Requirements: Reproduce this listing in full.

━━━━━ Supplied information ━━━━━

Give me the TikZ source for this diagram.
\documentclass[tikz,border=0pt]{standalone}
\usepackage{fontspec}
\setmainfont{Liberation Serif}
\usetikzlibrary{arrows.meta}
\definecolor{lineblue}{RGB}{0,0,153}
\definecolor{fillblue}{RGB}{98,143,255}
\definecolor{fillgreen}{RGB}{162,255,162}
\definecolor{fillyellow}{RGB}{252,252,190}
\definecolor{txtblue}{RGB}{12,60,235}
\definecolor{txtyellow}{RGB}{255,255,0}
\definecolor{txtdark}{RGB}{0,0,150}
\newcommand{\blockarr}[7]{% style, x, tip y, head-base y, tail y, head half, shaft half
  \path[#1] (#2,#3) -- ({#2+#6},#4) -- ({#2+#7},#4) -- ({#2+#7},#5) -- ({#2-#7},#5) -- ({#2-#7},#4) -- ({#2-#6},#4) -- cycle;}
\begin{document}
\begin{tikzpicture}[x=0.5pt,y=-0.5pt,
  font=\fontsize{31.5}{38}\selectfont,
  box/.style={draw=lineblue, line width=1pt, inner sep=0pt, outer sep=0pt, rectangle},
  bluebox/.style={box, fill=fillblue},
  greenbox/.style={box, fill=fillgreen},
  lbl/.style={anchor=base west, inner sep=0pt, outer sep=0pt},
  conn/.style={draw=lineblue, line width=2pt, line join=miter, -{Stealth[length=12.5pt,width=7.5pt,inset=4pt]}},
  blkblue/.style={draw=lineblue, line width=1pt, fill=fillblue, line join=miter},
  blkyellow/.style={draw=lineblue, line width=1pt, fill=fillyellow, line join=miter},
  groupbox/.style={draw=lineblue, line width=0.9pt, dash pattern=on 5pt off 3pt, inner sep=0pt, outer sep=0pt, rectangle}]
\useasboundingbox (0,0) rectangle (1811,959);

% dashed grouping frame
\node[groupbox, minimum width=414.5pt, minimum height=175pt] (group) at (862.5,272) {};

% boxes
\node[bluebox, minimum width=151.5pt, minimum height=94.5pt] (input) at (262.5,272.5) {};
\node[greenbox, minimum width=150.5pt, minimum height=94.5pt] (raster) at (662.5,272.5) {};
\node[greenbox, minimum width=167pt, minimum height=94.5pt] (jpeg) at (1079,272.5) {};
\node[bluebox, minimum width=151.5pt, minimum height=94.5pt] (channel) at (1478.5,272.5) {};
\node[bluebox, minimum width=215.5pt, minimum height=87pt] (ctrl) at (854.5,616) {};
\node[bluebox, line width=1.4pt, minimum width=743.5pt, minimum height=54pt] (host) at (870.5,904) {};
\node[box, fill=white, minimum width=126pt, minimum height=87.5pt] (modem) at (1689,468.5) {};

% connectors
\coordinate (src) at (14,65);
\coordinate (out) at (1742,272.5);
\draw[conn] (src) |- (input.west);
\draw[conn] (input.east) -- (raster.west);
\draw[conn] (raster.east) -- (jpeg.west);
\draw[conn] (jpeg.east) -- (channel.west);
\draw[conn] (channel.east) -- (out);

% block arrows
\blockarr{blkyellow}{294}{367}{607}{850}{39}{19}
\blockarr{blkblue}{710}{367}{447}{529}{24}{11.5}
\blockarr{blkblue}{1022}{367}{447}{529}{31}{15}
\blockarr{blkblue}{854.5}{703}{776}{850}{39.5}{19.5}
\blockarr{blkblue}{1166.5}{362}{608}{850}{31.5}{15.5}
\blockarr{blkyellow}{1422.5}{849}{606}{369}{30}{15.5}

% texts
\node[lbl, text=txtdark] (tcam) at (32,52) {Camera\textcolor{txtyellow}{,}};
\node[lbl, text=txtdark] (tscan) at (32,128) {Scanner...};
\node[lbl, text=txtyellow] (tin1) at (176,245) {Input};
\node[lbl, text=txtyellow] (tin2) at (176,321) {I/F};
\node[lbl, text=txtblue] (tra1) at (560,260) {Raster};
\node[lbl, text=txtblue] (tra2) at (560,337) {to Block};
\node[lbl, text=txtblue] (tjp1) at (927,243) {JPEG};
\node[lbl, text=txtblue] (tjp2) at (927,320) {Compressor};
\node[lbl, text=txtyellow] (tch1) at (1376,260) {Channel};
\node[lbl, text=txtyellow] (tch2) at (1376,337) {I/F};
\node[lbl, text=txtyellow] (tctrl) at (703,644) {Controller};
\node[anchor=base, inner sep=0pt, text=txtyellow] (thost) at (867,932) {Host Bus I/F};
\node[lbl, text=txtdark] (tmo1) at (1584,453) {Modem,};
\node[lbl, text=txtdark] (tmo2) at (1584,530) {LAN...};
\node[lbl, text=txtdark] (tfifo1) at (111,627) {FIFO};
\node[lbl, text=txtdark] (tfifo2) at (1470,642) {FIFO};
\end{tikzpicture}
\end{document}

━━━━━

Worked solution:
Give me the TikZ source for this diagram.
\documentclass[tikz,border=0pt]{standalone}
\usepackage{fontspec}
\setmainfont{Liberation Serif}
\usetikzlibrary{arrows.meta}
\definecolor{lineblue}{RGB}{0,0,153}
\definecolor{fillblue}{RGB}{98,143,255}
\definecolor{fillgreen}{RGB}{162,255,162}
\definecolor{fillyellow}{RGB}{252,252,190}
\definecolor{txtblue}{RGB}{12,60,235}
\definecolor{txtyellow}{RGB}{255,255,0}
\definecolor{txtdark}{RGB}{0,0,150}
\newcommand{\blockarr}[7]{% style, x, tip y, head-base y, tail y, head half, shaft half
  \path[#1] (#2,#3) -- ({#2+#6},#4) -- ({#2+#7},#4) -- ({#2+#7},#5) -- ({#2-#7},#5) -- ({#2-#7},#4) -- ({#2-#6},#4) -- cycle;}
\begin{document}
\begin{tikzpicture}[x=0.5pt,y=-0.5pt,
  font=\fontsize{31.5}{38}\selectfont,
  box/.style={draw=lineblue, line width=1pt, inner sep=0pt, outer sep=0pt, rectangle},
  bluebox/.style={box, fill=fillblue},
  greenbox/.style={box, fill=fillgreen},
  lbl/.style={anchor=base west, inner sep=0pt, outer sep=0pt},
  conn/.style={draw=lineblue, line width=2pt, line join=miter, -{Stealth[length=12.5pt,width=7.5pt,inset=4pt]}},
  blkblue/.style={draw=lineblue, line width=1pt, fill=fillblue, line join=miter},
  blkyellow/.style={draw=lineblue, line width=1pt, fill=fillyellow, line join=miter},
  groupbox/.style={draw=lineblue, line width=0.9pt, dash pattern=on 5pt off 3pt, inner sep=0pt, outer sep=0pt, rectangle}]
\useasboundingbox (0,0) rectangle (1811,959);

% dashed grouping frame
\node[groupbox, minimum width=414.5pt, minimum height=175pt] (group) at (862.5,272) {};

% boxes
\node[bluebox, minimum width=151.5pt, minimum height=94.5pt] (input) at (262.5,272.5) {};
\node[greenbox, minimum width=150.5pt, minimum height=94.5pt] (raster) at (662.5,272.5) {};
\node[greenbox, minimum width=167pt, minimum height=94.5pt] (jpeg) at (1079,272.5) {};
\node[bluebox, minimum width=151.5pt, minimum height=94.5pt] (channel) at (1478.5,272.5) {};
\node[bluebox, minimum width=215.5pt, minimum height=87pt] (ctrl) at (854.5,616) {};
\node[bluebox, line width=1.4pt, minimum width=743.5pt, minimum height=54pt] (host) at (870.5,904) {};
\node[box, fill=white, minimum width=126pt, minimum height=87.5pt] (modem) at (1689,468.5) {};

% connectors
\coordinate (src) at (14,65);
\coordinate (out) at (1742,272.5);
\draw[conn] (src) |- (input.west);
\draw[conn] (input.east) -- (raster.west);
\draw[conn] (raster.east) -- (jpeg.west);
\draw[conn] (jpeg.east) -- (channel.west);
\draw[conn] (channel.east) -- (out);

% block arrows
\blockarr{blkyellow}{294}{367}{607}{850}{39}{19}
\blockarr{blkblue}{710}{367}{447}{529}{24}{11.5}
\blockarr{blkblue}{1022}{367}{447}{529}{31}{15}
\blockarr{blkblue}{854.5}{703}{776}{850}{39.5}{19.5}
\blockarr{blkblue}{1166.5}{362}{608}{850}{31.5}{15.5}
\blockarr{blkyellow}{1422.5}{849}{606}{369}{30}{15.5}

% texts
\node[lbl, text=txtdark] (tcam) at (32,52) {Camera\textcolor{txtyellow}{,}};
\node[lbl, text=txtdark] (tscan) at (32,128) {Scanner...};
\node[lbl, text=txtyellow] (tin1) at (176,245) {Input};
\node[lbl, text=txtyellow] (tin2) at (176,321) {I/F};
\node[lbl, text=txtblue] (tra1) at (560,260) {Raster};
\node[lbl, text=txtblue] (tra2) at (560,337) {to Block};
\node[lbl, text=txtblue] (tjp1) at (927,243) {JPEG};
\node[lbl, text=txtblue] (tjp2) at (927,320) {Compressor};
\node[lbl, text=txtyellow] (tch1) at (1376,260) {Channel};
\node[lbl, text=txtyellow] (tch2) at (1376,337) {I/F};
\node[lbl, text=txtyellow] (tctrl) at (703,644) {Controller};
\node[anchor=base, inner sep=0pt, text=txtyellow] (thost) at (867,932) {Host Bus I/F};
\node[lbl, text=txtdark] (tmo1) at (1584,453) {Modem,};
\node[lbl, text=txtdark] (tmo2) at (1584,530) {LAN...};
\node[lbl, text=txtdark] (tfifo1) at (111,627) {FIFO};
\node[lbl, text=txtdark] (tfifo2) at (1470,642) {FIFO};
\end{tikzpicture}
\end{document}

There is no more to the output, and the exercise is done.